Layoffs are still being considered for the Los Angeles Police Department, but leadership for the Los Angeles Police Protective League, which represents nearly 10,000 sworn officers, have argued that they should not be called on to make changes to their labor agreement with the city. Officers are receiving are scheduled to receive a 3.25% raise on Jan. 17, or in three days.
LAPPL union officials have argued that police officers already took financial hits when overtime was cut last July, and when the proposed LAPD budget was reduced by $150 million.
Police union president, Craig Lally, said in statement Thursday that the pay increase scheduled to go into effect this month "will finally bring us to parity with our public safety counterparts."

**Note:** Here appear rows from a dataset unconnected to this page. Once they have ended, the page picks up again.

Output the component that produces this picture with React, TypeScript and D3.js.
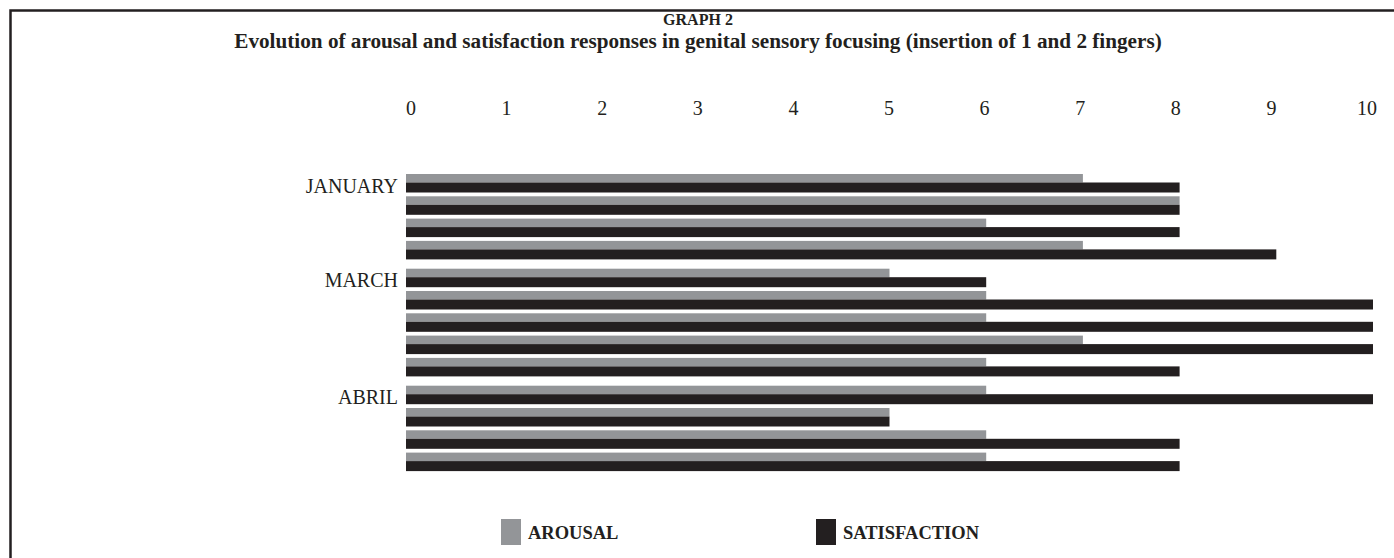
import React from "react";
import * as d3 from "d3";

const months = ["JANUARY", "MARCH", "ABRIL"];
const groupSizes = [4, 5, 4];
const arousal = [7, 8, 6, 7, 5, 6, 6, 7, 6, 6, 5, 6, 6];
const satisfaction = [8, 8, 8, 9, 6, 10, 10, 10, 8, 10, 5, 8, 8];
const ticks = [0, 1, 2, 3, 4, 5, 6, 7, 8, 9, 10];
const seriesNames = ["AROUSAL", "SATISFACTION"];
const colors = ["#939598", "#231f20"];

const W = 1394;
const H = 558;
const FONT = "'Liberation Serif', 'Times New Roman', serif";

export default function App() {
  const x = d3.scaleLinear().domain([0, 10]).range([406, 1373]);
  const xLabel = d3.scaleLinear().domain([0, 10]).range([411, 1367]);
  const rowGroup: number[] = [];
  groupSizes.forEach((n, g) => {
    for (let i = 0; i < n; i++) rowGroup.push(g);
  });
  const rows = d3.range(arousal.length);
  const step = 22.3;
  const gap = 5.5;
  const y = d3
    .scaleBand<number>()
    .domain(rows)
    .range([174, 174 + step * rows.length])
    .paddingInner(0);
  const rowTop = (i: number) => (y(i) as number) + rowGroup[i] * gap;
  const grayH = 8.5;
  const blackH = 10;
  const firstRow = groupSizes.map((_, g) => rowGroup.indexOf(g));

  return (
    <div style={{ position: "absolute", left: 0, top: 0 }}>
      <svg width={W} height={H} style={{ display: "block" }} fontFamily={FONT}>
        <rect x={0} y={0} width={W} height={H} fill="#fff" />
        <path d={`M10.5,${H + 5} L10.5,10.5 L${W + 5},10.5`} fill="none" stroke="#231f20" strokeWidth={2.5} />
        <text x={698} y={25} textAnchor="middle" fontWeight="bold" fontSize={16} fill="#231f20">
          GRAPH 2
        </text>
        <text x={698} y={48} textAnchor="middle" fontWeight="bold" fontSize={21.2} fill="#231f20">
          Evolution of arousal and satisfaction responses in genital sensory focusing (insertion of 1 and 2 fingers)
        </text>
        {ticks.map((t) => (
          <text key={t} x={xLabel(t)} y={115} textAnchor="middle" fontSize={20} fill="#231f20">
            {t}
          </text>
        ))}
        {rows.map((i) => (
          <g key={i}>
            <rect x={x(0)} y={rowTop(i)} width={x(arousal[i]) - x(0)} height={grayH} fill={colors[0]} />
            <rect x={x(0)} y={rowTop(i) + grayH} width={x(satisfaction[i]) - x(0)} height={blackH} fill={colors[1]} />
          </g>
        ))}
        {months.map((m, g) => (
          <text key={m} x={398} y={rowTop(firstRow[g]) + grayH + blackH} textAnchor="end" fontSize={20} fill="#231f20">
            {m}
          </text>
        ))}
        {seriesNames.map((s, k) => {
          const lx = [501, 816][k];
          return (
            <g key={s}>
              <rect x={lx} y={519} width={20} height={26} fill={colors[k]} />
              <text x={lx + 27} y={539} fontWeight="bold" fontSize={18.5} fill="#231f20">
                {s}
              </text>
            </g>
          );
        })}
      </svg>
    </div>
  );
}
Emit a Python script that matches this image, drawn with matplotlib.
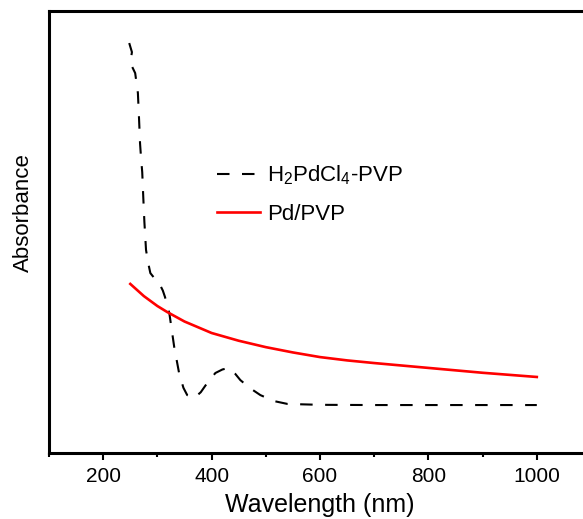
import matplotlib
matplotlib.use("Agg")
import matplotlib.pyplot as plt
from matplotlib.ticker import MultipleLocator

# UV-vis spectra, values (arbitrary absorbance units)
H2PDCL4_WL = [248, 253, 250, 259, 264, 266, 268, 270, 272, 274, 276, 279, 283,
              287, 298, 306, 310, 314, 322, 331, 340, 348, 355, 368, 380, 392,
              407, 420, 432, 443, 453, 470, 490, 515, 540, 600, 700, 800, 900, 1000]
H2PDCL4_ABS = [1.855, 1.814, 1.765, 1.719, 1.629, 1.52, 1.40, 1.33, 1.271, 1.154,
               1.045, 0.919, 0.86, 0.814, 0.78, 0.755, 0.735, 0.706, 0.633, 0.48,
               0.362, 0.295, 0.262, 0.249, 0.275, 0.317, 0.362, 0.378, 0.385, 0.36,
               0.330, 0.295, 0.262, 0.235, 0.222, 0.218, 0.217, 0.217, 0.217, 0.217]

PD_WL = [250, 275, 300, 318, 350, 400, 450, 500, 550, 600, 650, 700, 800, 900, 1000]
PD_ABS = [0.765, 0.71, 0.665, 0.638, 0.595, 0.543, 0.508, 0.479, 0.455, 0.434,
          0.419, 0.407, 0.385, 0.363, 0.344]

plt.rcParams["font.family"] = ["Liberation Sans", "DejaVu Sans"]

fig = plt.figure(figsize=(5.83, 5.19), dpi=100)
# axes run past the right edge (the reference is cropped there)
ax = fig.add_axes([49 / 583, 66 / 519, 542 / 583, 442 / 519])

ax.plot(H2PDCL4_WL, H2PDCL4_ABS, color="black", lw=1.5, dashes=(6, 6),
        label=r"H$_\mathregular{2}$PdCl$_\mathregular{4}$-PVP")
ax.plot(PD_WL, PD_ABS, color="#ff0000", lw=1.9, label="Pd/PVP")

ax.set_xlim(100, 1100)
ax.set_ylim(0, 2.0)
ax.xaxis.set_major_locator(MultipleLocator(200))
ax.xaxis.set_minor_locator(MultipleLocator(100))
ax.set_xticks([200, 400, 600, 800, 1000])
ax.set_yticks([])
ax.tick_params(axis="x", which="major", direction="out", length=5, width=1.5,
               labelsize=15, pad=5)
ax.tick_params(axis="x", which="minor", direction="out", length=3, width=1.5)
for side in ["left", "bottom", "top"]:
    ax.spines[side].set_linewidth(2.2)
ax.spines["right"].set_visible(False)

ax.set_xlabel("Wavelength (nm)", fontsize=18, labelpad=5)
ax.set_ylabel("Absorbance", fontsize=16)
ax.yaxis.set_label_coords(-0.028, 0.545)

ax.legend(loc="upper left", bbox_to_anchor=(0.31, 0.655), frameon=False,
          fontsize=16, handlelength=1.95, handletextpad=0.32, borderpad=0,
          borderaxespad=0, labelspacing=0.75)

fig.savefig("out.png", dpi=100)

He said that if the raise is delayed, the effect on their members would be "far in excess of what any other city employee group has been asked to sacrifice."
However, some city leaders have pushed back on this argument. Councilman Mike Bonin was among those who earlier called for police officer raises to be postponed, and he has argued that the $150 million reduction to the department's budget is less than those made to other departments.
This year's police department budget is the same as last year's, he said, but neighborhood patrols have been cut in order to accommodate for the scheduled raises.
In a recent bulletin on his district website, Bonin wrote that whether layoffs in the LAPD happens is a "choice" being made by the union.
"The police union is choosing to cut neighborhood safety, and is choosing to force hundreds of its own members into unemployment," he argued.
Because the union has refused entreaties to re-open negotiations to find savings within the contract, "the only way the LAPD, by far the city's largest department, can respond to the budget crisis is through massive layoffs."
City leaders and management officials have argued that layoffs are the main options left to them, outside of renegotiating contract terms, to find savings in budgets that are predominantly made up of employee costs.